Eventually I was shown into the senior officials office. Chaos enveloped his vestibule with people who’d obviously waited for hours in the hope of gaining a brief audience with him. He had a well-deserved reputation as a “fix it” person; someone who could solve problems. Even his large personal office was crammed with two delegations. He waved me to a couch before returning to a deep conversation over what was an apparently intractable issue concerning how children should be educated in the country’s south.
A few minutes later, however, sudden smiles indicated a resolution had been found. Fiercely knotted brows suddenly relaxed. My contact turned towards me, speaking quickly in perfect English. “I do not have a lot of time, I’m afraid. There is another meeting on now that my Minister wants me to attend. Nevertheless, I have the contacts you asked me for.”
He held up a piece of paper with two Arabic names each with phone numbers next to them. As far as I was concerned that was it. I just wanted to grab them and leave. After all, that’s what I’d thought I’d come for. But he continued holding the paper while his eyes fixed mine.

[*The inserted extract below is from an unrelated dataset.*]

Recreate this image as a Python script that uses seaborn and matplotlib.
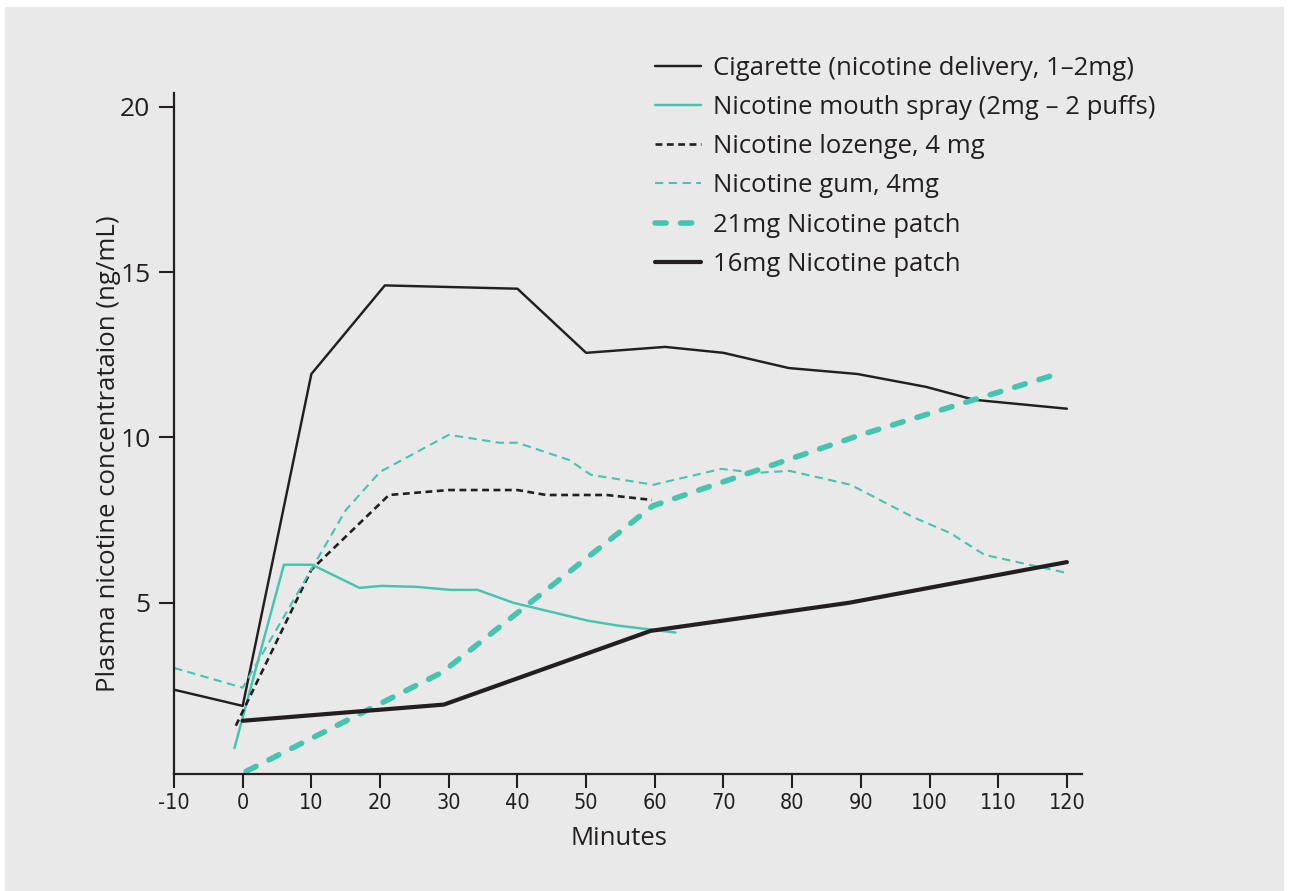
import matplotlib
matplotlib.use('Agg')
import matplotlib.pyplot as plt
from matplotlib import font_manager as fm
import seaborn as sns
import pandas as pd

# Values (minutes, ng/mL)
cig_t = [-10, 0, 10, 20.7, 40, 50, 61.5, 70, 79.5, 89.5, 99.5, 106.5, 120]
cig_v = [2.37, 1.88, 11.92, 14.6, 14.5, 12.56, 12.74, 12.56, 12.1, 11.92, 11.53, 11.14, 10.87]

spray_t = [-1.2, 6, 10.1, 17, 20.2, 25.3, 30.3, 34.2, 39.4, 44.8, 50.2, 54.6, 59.4, 63]
spray_v = [0.6, 6.15, 6.15, 5.45, 5.51, 5.48, 5.39, 5.39, 5.0, 4.73, 4.46, 4.31, 4.19, 4.1]

loz_t = [-1, 10, 21.3, 30, 40, 44.2, 53, 59.6]
loz_v = [1.28, 6.0, 8.26, 8.41, 8.41, 8.26, 8.26, 8.11]

gum_t = [-10, 0, 15, 20, 30, 37.4, 40, 47.5, 50.7, 59.8, 69.7, 74.8, 79.6, 88.5, 97.5, 103, 108, 120]
gum_v = [3.03, 2.43, 7.8, 8.96, 10.08, 9.84, 9.84, 9.32, 8.87, 8.57, 9.05, 8.93, 8.99, 8.57, 7.6, 7.11, 6.45, 5.9]

p21_t = [0.5, 29, 59.7, 90, 119.2]
p21_v = [-0.1, 2.89, 7.93, 10.08, 11.96]

p16_t = [0, 29.3, 59.4, 88.3, 120]
p16_v = [1.43, 1.92, 4.15, 5.0, 6.23]

labels = ['Cigarette (nicotine delivery, 1\u20132mg)',
          'Nicotine mouth spray (2mg \u2013 2 puffs)',
          'Nicotine lozenge, 4 mg',
          'Nicotine gum, 4mg',
          '21mg Nicotine patch',
          '16mg Nicotine patch']

x_ticks = list(range(-10, 121, 10))
y_ticks = [5, 10, 15, 20]

teal = '#45c4b0'
black = '#231f20'
panel = '#e8e9e8'

sns.set_theme(style='ticks')
plt.rcParams['font.family'] = ['Open Sans', 'DejaVu Sans']
plt.rcParams['text.color'] = black
plt.rcParams['axes.labelcolor'] = black

# condensed face for the x tick labels, if one is installed
try:
    fm.findfont(fm.FontProperties(family='Liberation Sans Narrow'), fallback_to_default=False)
    narrow = dict(family='Liberation Sans Narrow', fontsize=17)
except Exception:
    narrow = dict(family='DejaVu Sans', fontstretch='condensed', fontsize=15.5)

fig = plt.figure(figsize=(12.9, 8.91), dpi=100)
fig.patch.set_facecolor('white')
fig.add_artist(plt.Rectangle((5 / 1290, 0), 1278 / 1290, 884 / 891,
                             transform=fig.transFigure, color=panel, zorder=-10))

ax = fig.add_axes([174 / 1290, 1 - 774 / 891, 908 / 1290, 681 / 891])
ax.set_facecolor(panel)

series = [
    (cig_t, cig_v, black, 1.75, '-', 'butt'),
    (spray_t, spray_v, teal, 1.75, '-', 'butt'),
    (loz_t, loz_v, black, 1.9, (0, (2.6, 1.7)), 'butt'),
    (gum_t, gum_v, teal, 1.5, (0, (4.0, 2.6)), 'butt'),
    (p21_t, p21_v, teal, 4.0, (0, (2.0, 2.6)), 'round'),
    (p16_t, p16_v, black, 3.0, '-', 'butt'),
]

for (t, v, col, lw, ls, cap), lab in zip(series, labels):
    df = pd.DataFrame({'Minutes': t, 'conc': v})
    sns.lineplot(data=df, x='Minutes', y='conc', ax=ax, color=col, lw=lw,
                 linestyle=ls, dash_capstyle=cap, label=lab, errorbar=None,
                 sort=False)

ax.set_xlim(-10, 122.2)
ax.set_ylim(-0.18, 20.42)
ax.set_xticks(x_ticks)
ax.set_xticklabels([str(x) for x in x_ticks], **narrow)
ax.set_yticks(y_ticks)
ax.set_yticklabels([str(y) for y in y_ticks], fontsize=19)
ax.tick_params(axis='x', length=10, width=1.5, color=black, labelcolor=black, pad=4)
ax.tick_params(axis='y', length=11, width=1.5, color=black, labelcolor=black, pad=6)

for side in ['top', 'right']:
    ax.spines[side].set_visible(False)
for side in ['left', 'bottom']:
    ax.spines[side].set_color(black)
    ax.spines[side].set_linewidth(1.6)

ax.set_xlabel('Minutes', fontsize=18.5)
ax.set_ylabel('Plasma nicotine concentrataion (ng/mL)', fontsize=18.5)
ax.xaxis.set_label_coords(0.49, -0.076)
ax.yaxis.set_label_coords(-0.058, 0.47)

leg = ax.legend(loc='upper left', bbox_to_anchor=(655 / 1290, 1 - 56 / 891),
                bbox_transform=fig.transFigure, frameon=False, fontsize=18.5,
                handlelength=1.8, handletextpad=0.45, labelspacing=0.55,
                borderpad=0, borderaxespad=0)

plt.savefig('out.png', dpi=100, facecolor=fig.get_facecolor())
plt.close()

“You must realise that what we are doing here is absolutely vital for the future of this country”, he said. I nodded. “Of course”, I replied perfunctorily, looking hopefully at the paper and wondering how long this was going to take. “I’m afraid I can only talk to you for five minutes”, he said. And that was precisely the length of time he gave me, but as he began speaking I suddenly realised that what he was on about was actually far more important than I’d previously understood.
Some sort of deal would, eventually, be patched up between the Taliban and NATO that would allow the western alliance to depart. The point was, however, that the children who’d been left behind had no model – not even a glimmer of understanding – of how conflicts could be resolved without resorting to violence. This began, I was made to understand, in schools. He described, vividly, the problems that teachers confronted where the very idea of community had broken down. He demonstrated clearly that education was the key to finding solutions – not simply so that people could obtain better jobs but as a far more basic level. He made me understand that schooling can play a vital role in socialising children and enabling them to participate in society.
He didn’t give me any headlines, but he made me understand something far more important. As I walked back out into the dusty street I realised the official had far more to offer than just a couple of telephone numbers.